Last week we passed the January 15 application deadline.  Most high school seniors should have submitted their college applications and now is the time most families wait to hear back from all the colleges on the list.  It is also the perfect time to make sure your child has at least one quality backup school on his or her list.

I stress the word “quality” because many families assume that the ultimate backup will be the area community college.  While community and junior colleges serve a great purpose, most of the students I know who applied to four year universities see these schools as unacceptable alternatives.

A quality backup school is one that is seen as acceptable to everyone in the family, meets the basic criteria (location, major, etc.), and would be viewed as a good alternative if all other plans fell through.  I encourage every student to plan for a financial and admissions backup when they develop their college list.

The financial backup is there in case none of the scholarship possibilities work out or family finances take a downward turn due to the economy or job loss.  The admissions backup is the school that will admit that student.  The state schools in Texas publish automatic admissions numbers, so many of my clients are encouraged to find a school from that list, but I’ve also had clients who have added at least one four-year school with open admissions policies, meaning they accept all applicants.

Part of college planning involves preparing for the worst-case admissions scenario.  I think it’s human nature to think “it will never happen to me.”  I think back to a former student who came into the high school counseling office one spring day.  She had just received her final college admissions notice and the news was not good.  Denied!  She applied to five schools and received five rejection letters.  She was stunned.  This was a good student in the top of her class with plenty of activities and personal strengths.  But she also had a list of five very competitive universities with no backup schools.

We sat down and started brainstorming options.  I suggested a number of universities where the application deadlines had not passed.  Each time she said, “I’d rather go to Columbia” or “Brown or Swarthmore are better.”  I kept reminding her that those ideal dream schools had sent her rejection letters; they were no longer options.  She insisted that she didn’t want to apply to any state universities and she didn’t want to “settle for less.”  It took a couple weeks and a few more meetings before she was ready to develop a better backup plan.

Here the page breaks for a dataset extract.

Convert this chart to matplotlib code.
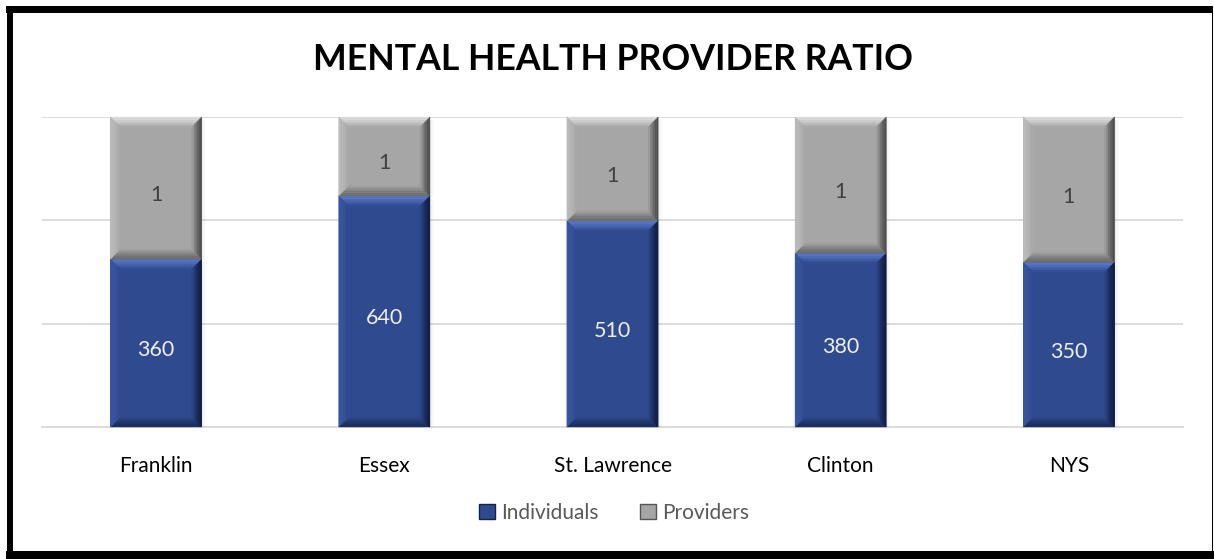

Ideally, students will plan ahead and incorporate quality backup schools in their college list in the fall.  Here’s what seniors can do this spring if they need to add some additional options:

  1.  Reevaluate criteria and priorities.  Get into the mindset of finding the school that would be the next choice if all the others sent rejection letters.  This doesn’t mean settling for less; it means finding a school that offers strong opportunities, but maybe be less well known or have easier admissions standards.  (Think “If I can’t drive the new Mercedes, would I still be happy with a new Honda Accord?”  Personally, I’d rather have the Honda than ride the bus.)
  2. Look for schools with late spring application deadlines.  I’m familiar with the schools in my state that have late spring admissions deadlines.  I also use the Common Application Deadline & Requirement chart.  Keep in mind that schools with rolling decision may not list a final application deadline, but once they fill their incoming class, they stop accepting students.
  3. Take applications seriously.  Just because a school may be a backup doesn’t mean students should assume they will get in without trying.  I encourage my clients to take the same approach they did with all other schools – send quality essays, take time to review and proofread, and send in optional supporting materials.
  4. Check the “space available” colleges.  In May colleges evaluate how many students have enrolled and how much space, if any, they have.  If you are in need of a backup school in May, June, or July, contact your counselor to find out which colleges and universities still have openings for students.

It is best to plan ahead and start thinking about alternatives junior year, but even in spring semester of senior year, students can take steps to add quality backup schools to their list.